Ich wünschte, ich könnte gut mit Geld umgehen, gibt sie zu. Aber ich bin hoffnungslos. Ich verstand nie, was Raquel Welsh vor Jahren sagte: dass Showbusiness aus zwei Worten besteht, Show und Business. Heute gehen ihre Gagen für Dachreparaturen drauf, verrät sie der New York Times.
Was bei anderen Schauspielern nach Koketterie klingt, wirkt bei der stets von Unsicherheiten geplagten Christie authentisch. Geboren als Tochter eines Teeplantagen-Betreibers in der englischen Kolonie Indien, kam sie mit sechs Jahren nach England, wurde von Internat zu Internat geschickt und von strengen Lehrern gepiesackt. Julie Christie, mach keine Grimassen, du bist hässlich genug - der Satz einer Nonne prägte sich ihr tief ein, erzählt sie später.
Nur einmal nach dem Rückzug ins Privatleben fällt sie wieder auf die Erwartungen der Traumfabrik herein: Als ihr langjähriger Lebenspartner und jetziger Ehemann, der britische Journalist Duncan Campbell, in den 90er Jahren an die amerikanische Westküste versetzt wird. Amerika untergräbt einen wirklich, sagt sie. Andere sind älter als man selbst, aber man schaut aus wie ihre Mutter. Deshalb lässt sie sich damals liften. Und tatsächlich: Hollywood ruft wieder an.
2008 wird ihr Jahr. Im Ehedrama An ihrer Seite übernimmt sie auf Bitten der jungen kanadischen Regisseurin Sarah Polley, für die sie fast eine Art Ersatzmutter ist, die Hauptrolle. Für ihre Darstellung einer Alzheimer-Kranken wird Christie mit einem Golden Globe und dem amerikanischen Filmkritikerpreis ausgezeichnet sowie für den Oscar nominiert.
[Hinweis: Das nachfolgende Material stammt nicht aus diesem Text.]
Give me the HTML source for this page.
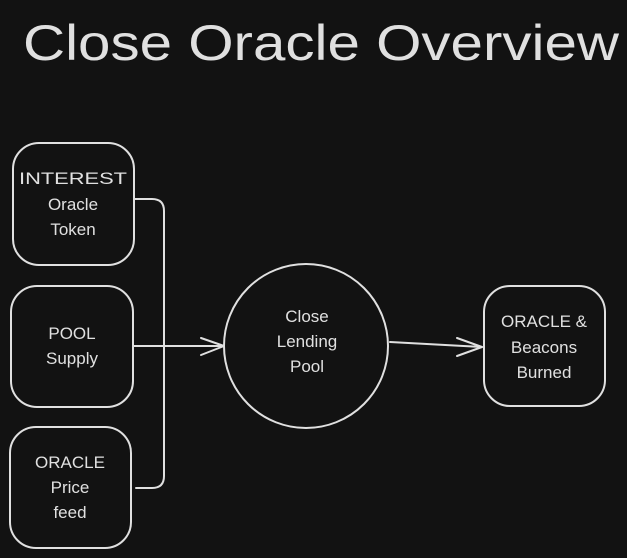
<!DOCTYPE html>
<html><head><meta charset="utf-8"><style>
html,body{margin:0;padding:0;background:#121212;}
svg{display:block}
text{font-family:"Liberation Sans",sans-serif;fill:#e0e0e0;text-anchor:middle}
</style></head><body>
<svg width="627" height="558" viewBox="0 0 627 558" xmlns="http://www.w3.org/2000/svg">
<rect width="627" height="558" fill="#121212"/>
<text x="321" y="60" font-size="50" textLength="596" lengthAdjust="spacingAndGlyphs">Close Oracle Overview</text>
<g fill="none" stroke="#e0e0e0" stroke-width="2" stroke-linecap="round" stroke-linejoin="round">
<rect x="13" y="143" width="121" height="122" rx="26"/>
<rect x="11" y="286" width="122" height="121" rx="26"/>
<rect x="10" y="427" width="121" height="121" rx="26"/>
<rect x="484" y="286" width="121" height="120" rx="26"/>
<circle cx="306" cy="346" r="82"/>
<path d="M135 199 L152 199 Q164 199 164 211 L164 476 Q164 488 152 488 L136 488"/>
<path d="M133 346 L224 346"/>
<path d="M201 338 L224 346 L201 355"/>
<path d="M390 342 L482 347"/>
<path d="M457 338 L482 347 L457 356"/>
</g>
<g font-size="17">
<text x="73" y="184" textLength="108" lengthAdjust="spacingAndGlyphs">INTEREST</text>
<text x="73" y="210">Oracle</text>
<text x="73" y="235">Token</text>
<text x="72" y="339">POOL</text>
<text x="72" y="364">Supply</text>
<text x="70" y="468">ORACLE</text>
<text x="70" y="493">Price</text>
<text x="70" y="518">feed</text>
<text x="307" y="322">Close</text>
<text x="307" y="347">Lending</text>
<text x="307" y="372">Pool</text>
<text x="544" y="327">ORACLE &amp;</text>
<text x="544" y="353">Beacons</text>
<text x="544" y="378">Burned</text>
</g>
</svg>
</body></html>
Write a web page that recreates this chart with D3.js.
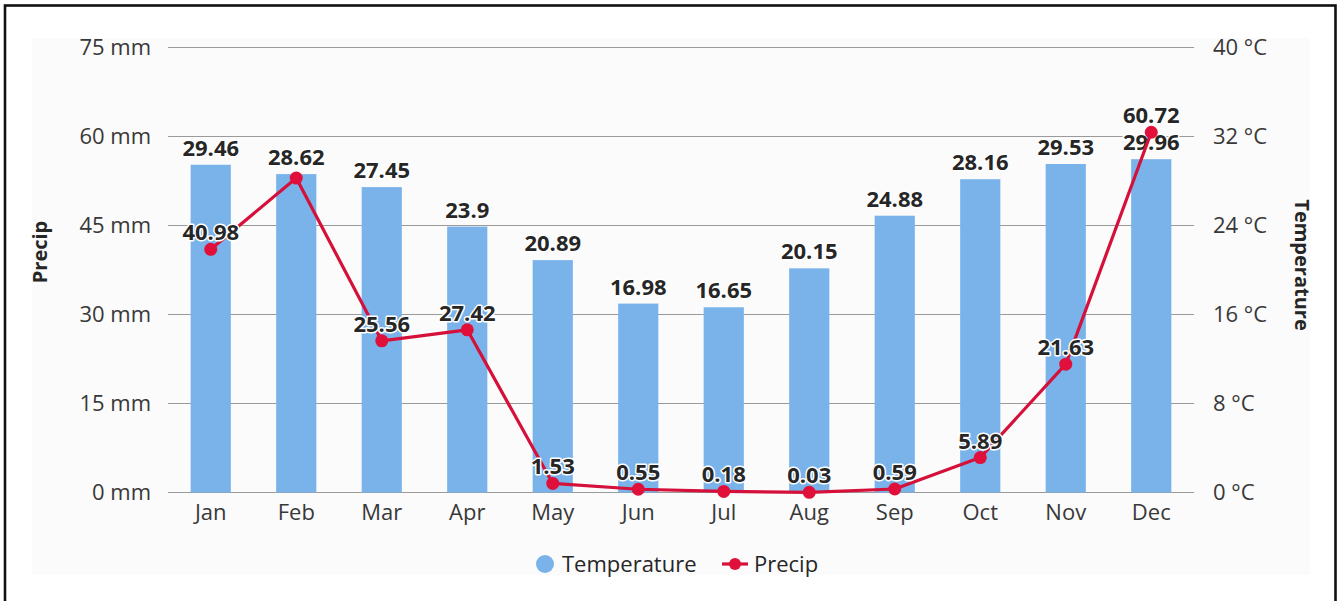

Zuletzt spielte sie neben Robert Redford in dem politischen Thriller The Company You Keep - Die Akte Grant (2012) eine linksradikale militante Weathermen-Aktivistin.
Seit vielen Jahren lebt Christie abwechselnd in einer Londoner Mietwohnung, einem Raum in einem alten Lagerhaus im East End, und auf einem Bauernhof in Wales, den sie in den 60er Jahren als Hippie-Kommune benutzte. Das Bauernhaus selbst ist vermietet; der ehemalige Weltstar lebt nun quer überm Hof im Austragshaus mit kleiner Küchenzeile und spärlich eingerichtetem Wohn- und Schlafbereich. Enten, Hühner und Katzen tummeln sich um den Eingang, der noch nicht einmal eine richtige Tür habe, berichtet der Waliser Informationsdienst Wales Online 2008 entsetzt.
Doch Julie Christie ist zufrieden: Ich bevorzuge das wirkliche Leben, was auch immer das ist, sagt sie 2015 dem Express. Ich muss mir keine Karriere mehr aufbauen und komme ganz gut klar. Ich halte mich für eine glückliche Frau.